We calculate the degrees of similarity between each text and the query, then add them to our list of urls.

 q = [search_string]
    q_vec = vectorizer.transform(q).toarray().reshape(df.shape[0],)
    sim = []  # Calculate the similarity
    
    for i in range(len(documents)):
        sim.append(np.dot(df.loc[:, i].values, q_vec) / np.linalg.norm(df.loc[:, i]) * np.linalg.norm(q_vec))

    paired_scores = zip(sim,urls,txts)

We sort our list of urls by increasing order of degree of similarity, then we retain the first 100.

    sorted_scores = sorted(paired_scores, key = lambda t : t[0],reverse = True)
    # Create an empty list for our results

    results = [i for i in sorted_scores if i[0] > 0]

    if len(results) > 100 :
        results = results[:100]

Our goal is to create an application that allows any user to type in a query, and then get the results provided by this script. So we will make the above script be triggered at each request, by registering it inside a server. We use here the Flask framework.

To launch our local Flask server, let’s write the following script, which we will call api.py :

import flask

app = flask.Flask(__name__)
app.config["DEBUG"] = True

@app.route('/')
def index():
    return "<h1>The server is running !!</h1>"


if __name__ == '__main__':
    # Threaded option to enable multiple instances for multiple user access support
    app.run(threaded=True, port=5000)

We have configured our server to send us the html message “The server is running !!” when we consult its root.

We run our script :

$python3 api.py

Our server is now running locally at http://127.0.0.1:5000/ :

We are going to modify our script so that when we receive a request, it returns us the classified urls.

We introduce some useful libraries:

import flask
from flask import request, jsonify
import json
from sklearn.feature_extraction.text import TfidfVectorizer
import pandas as pd
import numpy as np


app = flask.Flask(__name__)
app.config["DEBUG"] = True

We then open our database :

data_file = open('photosearch_db.json', 'r')
data = json.load(data_file)

We get the arguments ‘name’ and ‘search_string’, which will be respectively the Instagram identifier on which to search, and the searched text :

@app.route('/', methods=['GET'])
def api_id():
    # Check if a search string and name were provided.
    if ('str' in request.args) and ('name' in request.args):
        search_string = str(request.args['str'])
        name = str(request.args['name'])

We calculate the top 100 results using the TF-IDF method and return the results:

    documents = [d["caption"] for d in name_data]

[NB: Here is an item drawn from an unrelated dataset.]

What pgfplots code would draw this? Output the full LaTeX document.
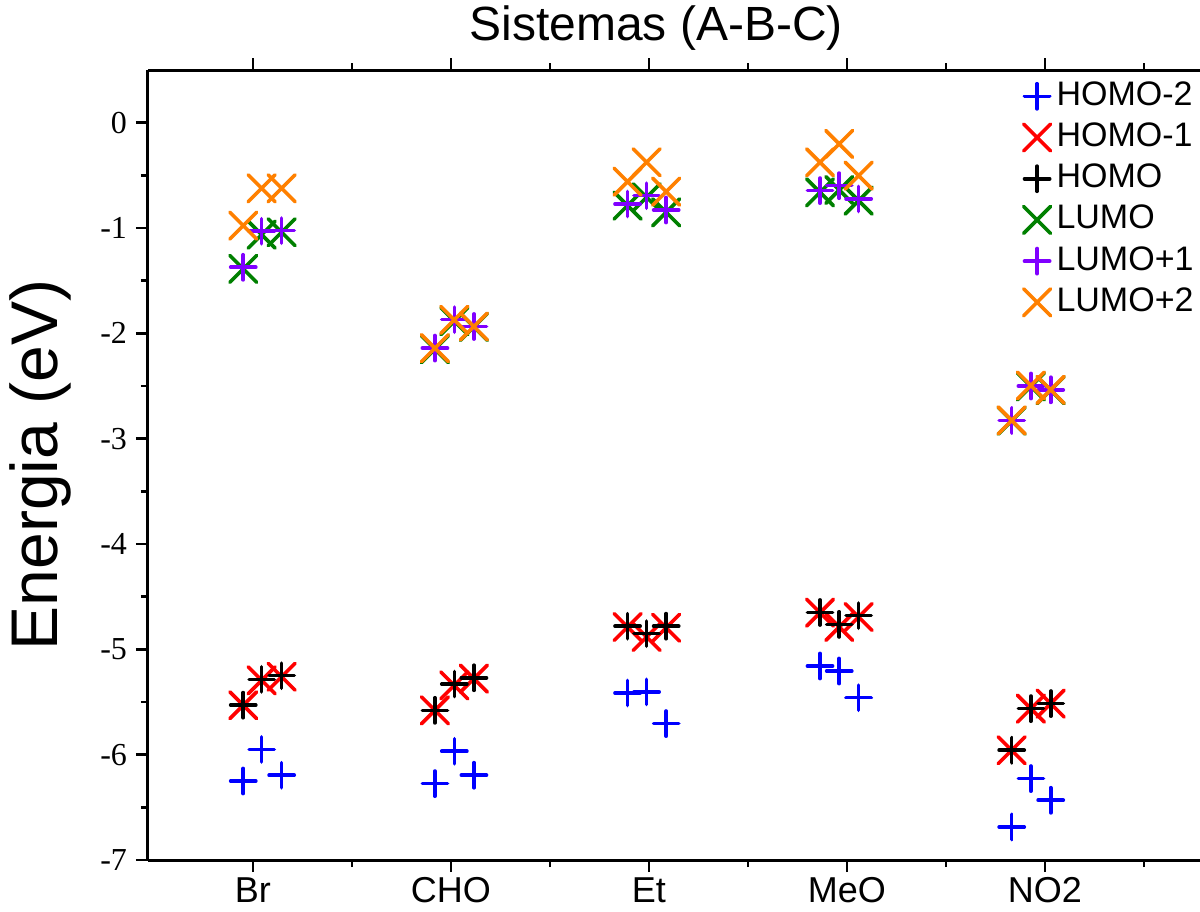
\documentclass[border=0pt]{standalone}
\usepackage{fontspec}
\setmainfont{Liberation Sans}
\newfontfamily\serif{Liberation Serif}
\usepackage{pgfplots}
\usepackage{pgfplotstable}
\pgfplotsset{compat=1.18}

\definecolor{cblue}{RGB}{0,0,255}
\definecolor{cred}{RGB}{255,0,0}
\definecolor{cgreen}{RGB}{0,128,0}
\definecolor{cpurple}{RGB}{128,0,255}
\definecolor{corange}{RGB}{255,128,0}

% Orbital energies (eV) for the A, B, C systems of each substituent
\pgfplotstableread{
x      h2      h1      h       l       l1      l2
0.951  -6.250  -5.531  -5.530  -1.388  -1.373  -0.977
1.044  -5.950  -5.294  -5.285  -1.063  -1.031  -0.623
1.145  -6.195  -5.260  -5.250  -1.040  -1.025  -0.623
1.919  -6.275  -5.579  -5.579  -2.150  -2.140  -2.141
2.017  -5.968  -5.342  -5.330  -1.885  -1.870  -1.872
2.116  -6.195  -5.278  -5.270  -1.940  -1.935  -1.935
2.892  -5.414  -4.788  -4.780  -0.787  -0.772  -0.560
2.988  -5.404  -4.883  -4.851  -0.708  -0.693  -0.376
3.087  -5.705  -4.795  -4.780  -0.851  -0.829  -0.655
3.864  -5.158  -4.652  -4.650  -0.661  -0.645  -0.376
3.961  -5.206  -4.788  -4.763  -0.639  -0.598  -0.202
4.059  -5.459  -4.693  -4.680  -0.740  -0.724  -0.503
4.832  -6.686  -5.958  -5.958  -2.830  -2.827  -2.827
4.929  -6.227  -5.563  -5.563  -2.505  -2.500  -2.495
5.029  -6.433  -5.515  -5.515  -2.540  -2.536  -2.536
}\energias

\begin{document}
\begin{tikzpicture}
\path[use as bounding box] (-74pt,-25.5pt) rectangle (526pt,430pt);
\begin{axis}[
  at={(0,0)}, anchor=south west,
  scale only axis, width=526pt, height=395pt,
  xmin=0.47, xmax=5.783, ymin=-7, ymax=0.5,
  axis x line*=box, axis y line*=left,
  axis line style={line width=1.5pt},
  xtick={1,2,3,4,5},
  xticklabels={Br,CHO,Et,MeO,NO2},
  minor xtick={1.5,2.5,3.5,4.5,5.5},
  xtick pos=both,
  ytick={-7,-6,-5,-4,-3,-2,-1,0},
  yticklabels={-7,-6,-5,-4,-3,-2,-1,0},
  minor ytick={-6.5,-5.5,-4.5,-3.5,-2.5,-1.5,-0.5},
  ytick pos=left,
  tick align=outside,
  major tick length=6pt, minor tick length=3.5pt,
  tick style={line width=1.2pt, black},
  xticklabel style={font=\fontsize{18}{20}\selectfont, text depth=0pt,
    inner ysep=2pt, yshift=-0.5pt},
  yticklabel style={font=\serif\fontsize{16}{18}\selectfont, xshift=-1pt},
  title={Sistemas (A-B-C)},
  title style={font=\fontsize{24}{28}\selectfont, at={(axis description cs:0.483,1)}, anchor=base, yshift=9pt},
  ylabel={Energia (eV)},
  ylabel style={font=\fontsize{33}{36}\selectfont, at={(axis description cs:-0.1027,0.5)}, anchor=center},
  legend cell align=left,
  legend style={draw=none, fill=none, inner sep=0pt,
    at={(axis description cs:0.832,0.99)}, anchor=north west,
    font=\fontsize{17}{20}\selectfont, row sep=2.6pt, column sep=1.5pt,
    nodes={inner sep=1.5pt, text height=12pt, text depth=3pt}},
  every axis plot/.append style={only marks,
    line width=1.8pt, line cap=round},
  plus mark/.style={mark=+, mark size=6.3pt},
  cross mark/.style={mark=x, mark size=9.5pt},
]
\addplot[cblue, plus mark] table[x=x, y=h2] {\energias};
\addlegendentry{HOMO-2}
\addplot[cred, cross mark] table[x=x, y=h1] {\energias};
\addlegendentry{HOMO-1}
\addplot[black, plus mark] table[x=x, y=h] {\energias};
\addlegendentry{HOMO}
\addplot[cgreen, cross mark] table[x=x, y=l] {\energias};
\addlegendentry{LUMO}
\addplot[cpurple, plus mark] table[x=x, y=l1] {\energias};
\addlegendentry{LUMO+1}
\addplot[corange, cross mark] table[x=x, y=l2] {\energias};
\addlegendentry{LUMO+2}
\end{axis}
\end{tikzpicture}
\end{document}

    vectorizer = TfidfVectorizer()
    X = vectorizer.fit_transform(documents)
    # Convert the X as transposed matrix
    X = X.T.toarray()# Create a DataFrame and set the vocabulary as the index
    df = pd.DataFrame(X, index=vectorizer.get_feature_names())


    q = [search_string]
    q_vec = vectorizer.transform(q).toarray().reshape(df.shape[0],)
    sim = []  # Calculate the similarity
    
    for i in range(len(documents)):
        sim.append(np.dot(df.loc[:, i].values, q_vec) / np.linalg.norm(df.loc[:, i]) * np.linalg.norm(q_vec))
 
    urls = []
    txts = []

    for img in name_data :

        urls.append(img["url"])
        txts.append(img["caption"] + img["yolo_objects"])


    paired_scores = zip(sim,urls,txts)

    #sorted = [x for _,x in sorted(paired_scores)]
    sorted_scores = sorted(paired_scores, key = lambda t : t[0],reverse = True)
    # Create an empty list for our results

    results = [i for i in sorted_scores if i[0] > 0]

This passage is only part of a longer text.